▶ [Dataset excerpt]
========
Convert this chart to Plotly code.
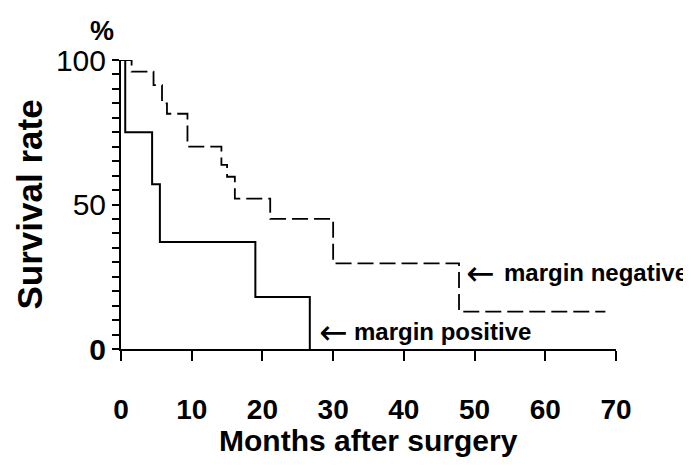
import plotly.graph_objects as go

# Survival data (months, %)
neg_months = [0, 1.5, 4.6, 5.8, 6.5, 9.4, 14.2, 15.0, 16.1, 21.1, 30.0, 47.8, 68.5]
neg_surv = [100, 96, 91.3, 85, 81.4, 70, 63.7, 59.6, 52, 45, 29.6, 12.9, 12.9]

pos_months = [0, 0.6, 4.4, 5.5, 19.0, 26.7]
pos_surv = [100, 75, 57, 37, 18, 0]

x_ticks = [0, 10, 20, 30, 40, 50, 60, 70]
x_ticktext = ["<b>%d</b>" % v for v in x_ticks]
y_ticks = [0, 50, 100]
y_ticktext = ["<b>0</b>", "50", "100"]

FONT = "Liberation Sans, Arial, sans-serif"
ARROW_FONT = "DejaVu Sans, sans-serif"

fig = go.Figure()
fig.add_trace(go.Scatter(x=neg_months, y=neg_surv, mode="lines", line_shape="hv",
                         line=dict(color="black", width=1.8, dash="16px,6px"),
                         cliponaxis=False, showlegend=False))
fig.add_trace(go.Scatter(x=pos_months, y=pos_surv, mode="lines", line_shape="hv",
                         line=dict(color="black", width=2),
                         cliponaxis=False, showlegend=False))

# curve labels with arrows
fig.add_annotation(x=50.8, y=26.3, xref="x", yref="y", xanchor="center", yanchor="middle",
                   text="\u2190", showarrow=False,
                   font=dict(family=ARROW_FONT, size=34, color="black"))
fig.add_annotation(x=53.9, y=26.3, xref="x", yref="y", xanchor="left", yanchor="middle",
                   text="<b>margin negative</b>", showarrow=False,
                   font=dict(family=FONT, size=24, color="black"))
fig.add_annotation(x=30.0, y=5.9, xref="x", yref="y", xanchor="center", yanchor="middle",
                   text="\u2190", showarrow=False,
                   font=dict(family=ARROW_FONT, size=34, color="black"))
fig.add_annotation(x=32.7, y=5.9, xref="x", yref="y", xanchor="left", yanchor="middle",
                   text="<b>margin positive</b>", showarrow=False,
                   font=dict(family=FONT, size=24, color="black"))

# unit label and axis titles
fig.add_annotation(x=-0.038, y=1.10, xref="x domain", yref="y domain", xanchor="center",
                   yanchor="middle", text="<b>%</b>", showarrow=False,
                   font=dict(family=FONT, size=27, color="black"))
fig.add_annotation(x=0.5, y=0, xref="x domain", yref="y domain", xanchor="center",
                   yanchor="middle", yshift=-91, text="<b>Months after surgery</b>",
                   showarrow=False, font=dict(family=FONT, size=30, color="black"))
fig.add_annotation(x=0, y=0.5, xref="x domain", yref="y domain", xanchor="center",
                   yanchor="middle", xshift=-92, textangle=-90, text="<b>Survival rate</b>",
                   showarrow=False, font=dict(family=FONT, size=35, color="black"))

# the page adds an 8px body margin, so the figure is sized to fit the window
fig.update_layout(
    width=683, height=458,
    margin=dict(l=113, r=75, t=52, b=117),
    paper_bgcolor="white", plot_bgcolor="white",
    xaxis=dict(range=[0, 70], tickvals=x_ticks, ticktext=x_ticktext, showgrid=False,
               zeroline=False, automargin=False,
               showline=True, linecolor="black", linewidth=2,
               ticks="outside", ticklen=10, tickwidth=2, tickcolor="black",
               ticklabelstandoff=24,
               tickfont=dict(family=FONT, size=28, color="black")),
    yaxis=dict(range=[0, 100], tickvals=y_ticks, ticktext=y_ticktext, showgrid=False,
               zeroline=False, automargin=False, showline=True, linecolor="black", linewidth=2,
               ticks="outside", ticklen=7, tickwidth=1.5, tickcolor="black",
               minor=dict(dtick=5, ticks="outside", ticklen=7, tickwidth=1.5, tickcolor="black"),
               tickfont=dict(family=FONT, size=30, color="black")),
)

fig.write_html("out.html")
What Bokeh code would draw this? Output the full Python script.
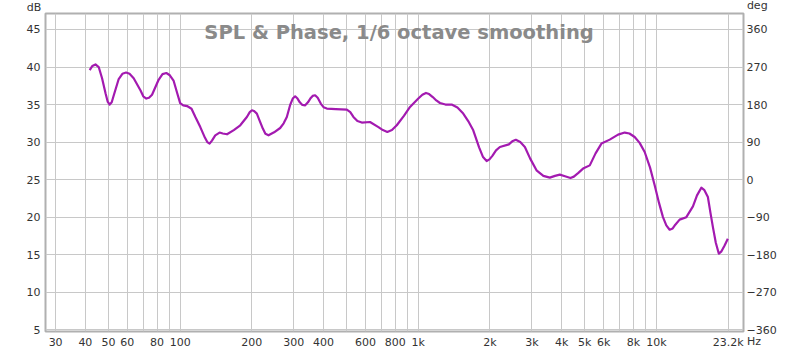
========
▶ [DO THIS]
Pick each line holding the word "code" out of the data and copy it.

▶ [EXERCISE RESPONSE]
Convert this chart to Plotly code.
What Bokeh code would draw this? Output the full Python script.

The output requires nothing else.